In this study the Voronoi interpolation is used to interpolate a set of points drawn from a topological space with higher homology groups on its filtration. The technique is based on Voronoi tesselation, which induces a natural dual map to the Delaunay triangulation. Advantage is taken from this fact calculating the persistent homology on it after each iteration to capture the changing topology of the data. The boundary points are identified as critical. The Bottleneck and Wasserstein distance serve as a measure of quality between the original point set and the interpolation. If the norm of two distances exceeds a heuristically determined threshold, the algorithm terminates. We give the theoretical basis for this approach and justify its validity with numerical experiments.

Requirements

For some of the packages written in C++ with corresponding python bindings we use the gcc compiler. Please install gcc using one of the following commands for the linux distributions Arch, Solus4 or Ubuntu:

 # Archlinux
 sudo pacman -S gcc

 # Solus4
 sudo eopkg install gcc
 # These are the requirements to run gcc for Solus4
 sudo eopkg install -c system.devel

 # Ubuntu
 sudo apt update
 sudo apt install build-essential
 sudo apt-get install python3-dev
 sudo apt-get install manpages-dev
 gcc --version

Some packages are way easier to install using Anaconda. For the installation on several linux distributions please follow this link. Further the installation of our clustering prototype requires some python packages to be installed.

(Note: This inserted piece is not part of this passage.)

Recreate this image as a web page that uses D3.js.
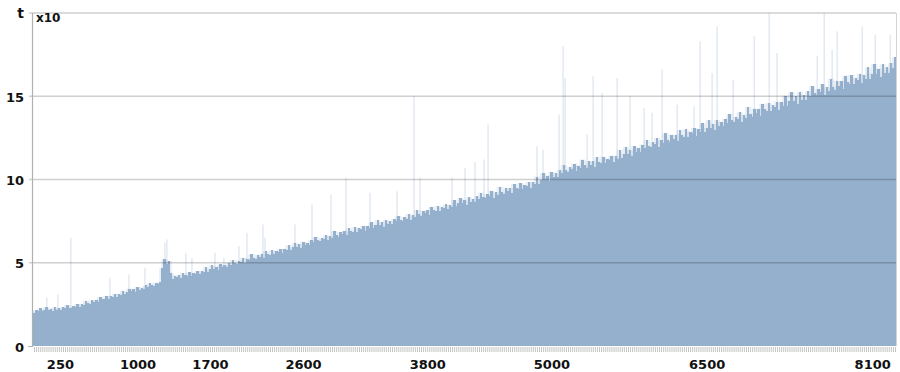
<!DOCTYPE html>
<html><head><meta charset="utf-8">
<script src="https://cdn.jsdelivr.net/npm/d3@7/dist/d3.min.js"></script>
<style>body{margin:0;background:#fff}svg{display:block}</style>
</head><body>
<svg id="chart" width="900" height="372"></svg>
<script>
// Categories: x positions of the bins (step 20)
const categories = d3.range(0, 8321, 20);
// Bin values (in units of x10)
const values = [
2.0,2.14,2.08,2.26,2.08,2.16,2.33,2.16,2.25,2.11,2.33,2.19,2.28,2.19,2.35,2.27,2.45,2.31,2.28,2.39,
2.34,2.53,2.32,2.51,2.45,2.73,2.58,2.53,2.74,2.66,2.78,2.64,2.94,2.83,2.80,3.02,2.84,3.00,2.97,3.13,
2.95,3.13,3.08,3.32,3.12,3.24,3.45,3.28,3.40,3.26,3.53,3.38,3.51,3.42,3.64,3.55,3.79,3.65,3.62,3.78,
3.7,3.85,4.7,5.2,4.95,5.1,4.4,4.03,4.23,4.13,4.24,4.08,4.38,4.25,4.21,4.42,4.23,4.37,4.34,4.48,
4.30,4.51,4.43,4.72,4.47,4.60,4.84,4.63,4.77,4.59,4.90,4.72,4.86,4.76,5.00,4.89,5.16,4.98,4.95,5.12,
5.07,5.30,5.01,5.25,5.16,5.51,5.30,5.21,5.48,5.36,5.51,5.30,5.69,5.52,5.48,5.75,5.50,5.69,5.64,5.83,
5.60,5.83,5.75,6.06,5.78,5.93,6.20,5.96,6.11,5.91,6.26,6.05,6.21,6.08,6.36,6.23,6.54,6.34,6.29,6.49,
6.42,6.67,6.35,6.61,6.50,6.90,6.66,6.56,6.86,6.72,6.88,6.64,7.08,6.89,6.83,7.13,6.85,7.07,7.01,7.22,
6.93,7.18,7.07,7.42,7.09,7.24,7.54,7.26,7.42,7.17,7.56,7.32,7.49,7.33,7.63,7.48,7.82,7.57,7.51,7.72,
7.65,7.93,7.57,7.85,7.74,8.17,7.90,7.79,8.12,7.96,8.14,7.87,8.36,8.14,8.08,8.41,8.09,8.33,8.26,8.50,
8.20,8.48,8.36,8.75,8.38,8.56,8.89,8.57,8.76,8.49,8.92,8.65,8.83,8.67,9.00,8.83,9.21,8.94,8.88,9.11,
9.02,9.32,8.91,9.23,9.09,9.56,9.26,9.13,9.50,9.31,9.50,9.20,9.73,9.49,9.41,9.77,9.42,9.67,9.60,9.85,
9.50,9.85,9.71,10.18,9.75,9.98,10.38,10.01,10.24,9.93,10.45,10.14,10.37,10.18,10.58,10.39,10.86,10.55,10.47,10.76,
10.63,10.96,10.51,10.84,10.69,11.20,10.86,10.71,11.10,10.89,11.10,10.77,11.34,11.07,10.98,11.37,10.98,11.25,11.15,11.42,
11.05,11.42,11.26,11.77,11.29,11.52,11.95,11.54,11.78,11.43,11.99,11.64,11.88,11.67,12.10,11.88,12.37,12.02,11.94,12.24,
12.11,12.50,11.97,12.36,12.19,12.78,12.40,12.23,12.68,12.44,12.69,12.31,12.97,12.66,12.56,13.01,12.56,12.88,12.77,13.09,
12.63,13.02,12.85,13.37,12.85,13.10,13.56,13.11,13.35,12.97,13.57,13.19,13.44,13.19,13.65,13.41,13.94,13.56,13.45,13.77,
13.63,14.04,13.48,13.90,13.71,14.35,13.94,13.76,14.25,13.99,14.25,13.83,14.55,14.21,14.10,14.59,14.11,14.45,14.34,14.68,
14.20,14.64,14.44,15.04,14.44,14.72,15.24,14.72,15.00,14.56,15.24,14.79,15.07,14.79,15.31,15.03,15.63,15.19,15.07,15.43,
15.26,15.72,15.08,15.55,15.33,16.05,15.58,15.37,15.92,15.62,15.91,15.43,16.24,15.85,15.72,16.27,15.72,16.10,15.97,16.35,
15.80,16.29,16.06,16.73,16.05,16.36,16.94,16.35,16.66,16.16,16.92,16.42,16.73,16.42,17.00,16.68,17.35
];
// Isolated tall thin bars: [category, value]
const spikes = [
[124,2.9],[231,3.1],[356,6.5],[733,4.1],[917,4.3],[1072,4.7],[1265,6.2],[1284,6.4],[1468,5.6],[1526,5.3],
[1748,5.6],[1835,5.3],[1980,6.0],[2058,6.8],[2212,7.3],[2232,6.5],[2522,7.3],[2686,8.5],[2870,9.1],[3015,10.1],
[3247,9.2],[3508,9.3],[3672,15.0],[3730,10.1],[4040,10.1],[4165,10.7],[4262,11.05],[4349,11.2],[4388,13.3],
[4861,12.0],[4919,11.8],[5074,13.9],[5113,18.0],[5132,16.1],[5345,12.7],[5403,16.2],[5490,15.2],[5635,16.1],
[5760,15.0],[5896,14.3],[5973,14.0],[6070,16.6],[6215,14.5],[6379,14.4],[6437,18.3],[6553,16.4],[6601,19.2],
[6756,16.0],[6960,18.6],[7104,20.0],[7180,17.6],[7568,17.4],[7636,20.0],[7713,17.8],[7761,18.9],[8003,19.2],
[8129,18.7],[8274,18.7]
];
const xTickLabels = [250,1000,1700,2600,3800,5000,6500,8100];
const yTicks = [0,5,10,15];
const yMax = 20;

const svg = d3.select("#chart");
const L = 33, R = 896, T = 13, B = 346;
const step = 20;
const x = d3.scaleLinear().domain([-10, 8330]).range([L, R]);
const y = d3.scaleLinear().domain([0, yMax]).range([B, T]);
const font = "'DejaVu Sans', Verdana, sans-serif";

svg.append("clipPath").attr("id","clip").append("rect")
  .attr("x", L).attr("y", 0).attr("width", R - L).attr("height", B);

const g = svg.append("g").attr("clip-path","url(#clip)");

// spikes (faint)
g.append("g").selectAll("rect").data(spikes).join("rect")
  .attr("x", d => x(d[0]) - 0.6)
  .attr("width", 1.2)
  .attr("y", d => y(d[1]))
  .attr("height", d => B - y(d[1]))
  .attr("fill", "#7397be").attr("fill-opacity", 0.26);

// soft halo layer (same bars, wider and translucent) for the fuzzy top edge
g.append("g").selectAll("rect").data(values).join("rect")
  .attr("x", (d,i) => x(categories[i] - 1.5 * step))
  .attr("width", (d,i) => x(categories[i] + 1.5 * step) - x(categories[i] - 1.5 * step))
  .attr("y", d => y(d))
  .attr("height", d => B - y(d))
  .attr("fill", "#94b0cc").attr("fill-opacity", 0.22);

// bars
g.append("g").attr("shape-rendering", "crispEdges")
  .selectAll("rect").data(values).join("rect")
  .attr("x", (d,i) => x(categories[i] - step / 2))
  .attr("width", (d,i) => x(categories[i] + step / 2) - x(categories[i] - step / 2) + 0.4)
  .attr("y", d => y(d))
  .attr("height", d => B - y(d))
  .attr("fill", "#94b0cc");

// grid lines
svg.append("g").selectAll("line").data(yTicks.filter(t => t > 0).concat([yMax])).join("line")
  .attr("x1", L - 4).attr("x2", R)
  .attr("y1", d => y(d)).attr("y2", d => y(d))
  .attr("stroke", "#000").attr("stroke-opacity", 0.19).attr("stroke-width", 1.6);

// frame
svg.append("line").attr("x1", L - 0.5).attr("x2", L - 0.5).attr("y1", T).attr("y2", B)
  .attr("stroke", "#b0b0b0").attr("stroke-width", 1.2);
svg.append("line").attr("x1", R + 0.5).attr("x2", R + 0.5).attr("y1", T).attr("y2", B)
  .attr("stroke", "#d4d4d4").attr("stroke-width", 1);
svg.append("line").attr("x1", L - 5).attr("x2", L).attr("y1", B + 0.5).attr("y2", B + 0.5)
  .attr("stroke", "#b0b0b0").attr("stroke-width", 1);

// dense category ticks under the axis
const xMinor = d3.axisBottom(x).tickValues(categories).tickSize(5).tickFormat("");
const gm = svg.append("g").attr("transform", `translate(0,${B + 1})`).call(xMinor);
gm.select(".domain").remove();
gm.selectAll(".tick line").attr("stroke", "#c4c4c4").attr("stroke-width", 1);

// labelled x axis
const xAxis = d3.axisBottom(x).tickValues(xTickLabels).tickSize(0).tickFormat(d3.format("d"));
const gx = svg.append("g").attr("transform", `translate(0,${B})`).call(xAxis);
gx.select(".domain").remove();
gx.selectAll("text").attr("font-family", font).attr("font-weight", "bold")
  .attr("font-size", 13).attr("fill", "#111").attr("dy", 0).attr("y", 23);

// y labels
svg.append("g").selectAll("text").data(yTicks).join("text")
  .attr("x", 24).attr("y", d => y(d) + 5.5)
  .attr("text-anchor", "end")
  .attr("font-family", font).attr("font-weight", "bold").attr("font-size", 13)
  .attr("fill", "#111").text(d => d);

svg.append("text").attr("x", 24).attr("y", 18).attr("text-anchor", "end")
  .attr("font-family", font).attr("font-weight", "bold").attr("font-size", 14)
  .attr("fill", "#111").text("t");
svg.append("text").attr("x", 36).attr("y", 22)
  .attr("font-family", font).attr("font-weight", "bold").attr("font-size", 12)
  .attr("fill", "#111").text("x10");
</script>
</body></html>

We provide a requirements file, but here is a complete list for manual installation using pip3 and python 3:

  pip3 install pandas
  pip3 install sklearn
  # Works only with gcc installed.
  pip3 install hdbscan
  pip3 install gudhi
  pip3 install matplotlib
  pip3 install tikzplotlib
  pip3 install scipy
  pip3 install pylab
  pip3 install ot
  pip3 install typing
  pip3 install sklearn
  pip3 install csv
  pip3 install numpy

  # Install Gudhi, easiest installation with Anaconda.
  # Gudhi is a library to compute persistent homology.